Task prompt:
Transcribe the material from its first line onward, ending with the line that contains "time_s = np.linspace(t_start, t_end, n_samples)" and adding nothing beyond it.
* START Source excerpt *
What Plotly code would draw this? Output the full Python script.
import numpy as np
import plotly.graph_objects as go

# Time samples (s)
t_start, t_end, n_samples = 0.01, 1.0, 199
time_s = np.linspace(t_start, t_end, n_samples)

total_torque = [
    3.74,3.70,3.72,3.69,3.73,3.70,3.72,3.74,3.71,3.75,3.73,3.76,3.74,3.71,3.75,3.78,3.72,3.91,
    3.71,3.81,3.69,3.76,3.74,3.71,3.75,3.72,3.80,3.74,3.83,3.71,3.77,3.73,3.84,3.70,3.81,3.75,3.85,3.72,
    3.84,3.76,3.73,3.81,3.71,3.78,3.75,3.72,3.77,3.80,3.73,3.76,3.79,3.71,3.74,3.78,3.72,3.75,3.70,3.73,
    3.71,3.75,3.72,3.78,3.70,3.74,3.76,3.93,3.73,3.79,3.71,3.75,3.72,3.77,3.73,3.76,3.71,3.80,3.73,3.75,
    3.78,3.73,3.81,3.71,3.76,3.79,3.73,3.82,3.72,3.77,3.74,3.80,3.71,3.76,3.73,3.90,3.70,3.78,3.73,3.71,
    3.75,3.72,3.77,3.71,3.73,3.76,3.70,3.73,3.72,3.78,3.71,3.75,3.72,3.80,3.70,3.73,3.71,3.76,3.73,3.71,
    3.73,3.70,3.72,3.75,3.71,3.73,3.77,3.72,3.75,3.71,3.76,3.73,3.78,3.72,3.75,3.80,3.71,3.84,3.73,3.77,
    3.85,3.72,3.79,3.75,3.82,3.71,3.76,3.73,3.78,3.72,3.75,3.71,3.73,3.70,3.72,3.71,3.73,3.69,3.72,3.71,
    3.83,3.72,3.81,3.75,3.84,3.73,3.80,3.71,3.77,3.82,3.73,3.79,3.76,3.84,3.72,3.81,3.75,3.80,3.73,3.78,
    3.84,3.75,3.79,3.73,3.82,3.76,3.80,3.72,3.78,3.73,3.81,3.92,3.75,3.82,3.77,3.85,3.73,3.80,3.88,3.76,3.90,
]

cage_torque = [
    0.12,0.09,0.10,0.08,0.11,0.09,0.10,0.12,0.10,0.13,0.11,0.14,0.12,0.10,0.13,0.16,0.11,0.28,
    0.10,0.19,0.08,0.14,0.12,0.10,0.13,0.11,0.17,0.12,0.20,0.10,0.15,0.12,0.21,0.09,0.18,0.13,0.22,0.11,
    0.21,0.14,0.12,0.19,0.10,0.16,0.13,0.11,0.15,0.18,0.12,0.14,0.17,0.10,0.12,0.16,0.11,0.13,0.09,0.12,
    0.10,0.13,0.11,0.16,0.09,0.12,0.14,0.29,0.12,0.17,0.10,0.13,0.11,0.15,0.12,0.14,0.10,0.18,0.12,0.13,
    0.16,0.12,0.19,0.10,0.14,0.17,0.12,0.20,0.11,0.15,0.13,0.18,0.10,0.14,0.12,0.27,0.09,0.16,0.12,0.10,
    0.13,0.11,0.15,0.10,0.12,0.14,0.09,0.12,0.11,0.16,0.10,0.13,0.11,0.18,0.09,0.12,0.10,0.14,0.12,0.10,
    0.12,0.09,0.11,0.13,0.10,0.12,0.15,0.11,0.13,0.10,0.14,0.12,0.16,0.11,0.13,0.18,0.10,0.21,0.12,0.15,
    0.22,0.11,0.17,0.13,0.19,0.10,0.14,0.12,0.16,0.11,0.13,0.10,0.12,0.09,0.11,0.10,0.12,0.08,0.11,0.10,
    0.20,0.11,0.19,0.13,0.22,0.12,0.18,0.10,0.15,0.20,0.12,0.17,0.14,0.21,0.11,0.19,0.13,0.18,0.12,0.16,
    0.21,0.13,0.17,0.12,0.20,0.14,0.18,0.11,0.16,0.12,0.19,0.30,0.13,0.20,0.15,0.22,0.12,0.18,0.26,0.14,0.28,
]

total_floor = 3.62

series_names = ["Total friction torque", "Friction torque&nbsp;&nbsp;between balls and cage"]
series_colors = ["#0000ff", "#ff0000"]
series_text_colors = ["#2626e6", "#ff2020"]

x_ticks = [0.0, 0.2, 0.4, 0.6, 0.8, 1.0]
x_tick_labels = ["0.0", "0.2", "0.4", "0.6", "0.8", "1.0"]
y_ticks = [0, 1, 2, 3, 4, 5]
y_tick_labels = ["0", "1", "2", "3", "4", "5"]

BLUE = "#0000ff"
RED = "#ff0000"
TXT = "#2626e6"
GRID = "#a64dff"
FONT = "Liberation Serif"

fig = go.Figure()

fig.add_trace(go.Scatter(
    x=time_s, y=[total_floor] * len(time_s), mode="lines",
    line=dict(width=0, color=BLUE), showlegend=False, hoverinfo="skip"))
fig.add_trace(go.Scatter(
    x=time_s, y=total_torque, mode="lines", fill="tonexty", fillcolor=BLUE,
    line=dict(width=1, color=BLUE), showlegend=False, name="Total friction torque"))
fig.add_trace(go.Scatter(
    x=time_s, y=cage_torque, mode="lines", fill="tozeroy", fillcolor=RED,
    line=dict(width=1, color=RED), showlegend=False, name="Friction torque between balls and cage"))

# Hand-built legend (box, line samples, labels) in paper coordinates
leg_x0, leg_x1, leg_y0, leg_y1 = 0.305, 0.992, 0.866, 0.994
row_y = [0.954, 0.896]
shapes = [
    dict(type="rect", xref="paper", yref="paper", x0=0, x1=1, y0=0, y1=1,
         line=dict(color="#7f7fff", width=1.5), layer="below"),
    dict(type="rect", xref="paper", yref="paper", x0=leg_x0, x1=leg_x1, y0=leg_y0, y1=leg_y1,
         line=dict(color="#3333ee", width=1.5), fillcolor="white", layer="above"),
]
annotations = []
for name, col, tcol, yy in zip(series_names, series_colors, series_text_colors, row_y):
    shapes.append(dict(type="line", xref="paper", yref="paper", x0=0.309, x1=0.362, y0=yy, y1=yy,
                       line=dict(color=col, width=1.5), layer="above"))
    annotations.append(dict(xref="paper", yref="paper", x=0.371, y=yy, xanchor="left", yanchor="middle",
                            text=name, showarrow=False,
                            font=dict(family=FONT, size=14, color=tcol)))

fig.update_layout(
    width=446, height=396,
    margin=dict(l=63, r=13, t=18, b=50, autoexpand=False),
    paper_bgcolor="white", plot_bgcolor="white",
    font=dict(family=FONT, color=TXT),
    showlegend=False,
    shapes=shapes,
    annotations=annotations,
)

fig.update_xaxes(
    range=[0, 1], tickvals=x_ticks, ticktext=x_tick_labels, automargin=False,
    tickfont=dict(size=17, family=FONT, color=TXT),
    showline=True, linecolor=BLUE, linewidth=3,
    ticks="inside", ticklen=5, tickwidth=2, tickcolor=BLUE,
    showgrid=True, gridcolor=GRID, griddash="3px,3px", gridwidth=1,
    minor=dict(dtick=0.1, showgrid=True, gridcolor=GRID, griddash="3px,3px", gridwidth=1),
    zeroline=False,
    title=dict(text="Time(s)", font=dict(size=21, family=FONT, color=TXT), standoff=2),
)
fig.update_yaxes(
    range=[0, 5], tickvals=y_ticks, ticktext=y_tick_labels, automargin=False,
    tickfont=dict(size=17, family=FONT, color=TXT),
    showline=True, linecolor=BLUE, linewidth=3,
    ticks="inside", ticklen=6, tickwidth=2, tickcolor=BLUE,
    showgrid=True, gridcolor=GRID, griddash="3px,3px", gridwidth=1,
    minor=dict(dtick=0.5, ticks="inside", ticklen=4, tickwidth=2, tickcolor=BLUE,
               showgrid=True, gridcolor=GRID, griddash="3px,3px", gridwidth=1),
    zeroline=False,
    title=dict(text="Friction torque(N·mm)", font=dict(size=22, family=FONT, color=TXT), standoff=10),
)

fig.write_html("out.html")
* END Source excerpt *
Exercise response:
What Plotly code would draw this? Output the full Python script.
import numpy as np
import plotly.graph_objects as go

# Time samples (s)
t_start, t_end, n_samples = 0.01, 1.0, 199
time_s = np.linspace(t_start, t_end, n_samples)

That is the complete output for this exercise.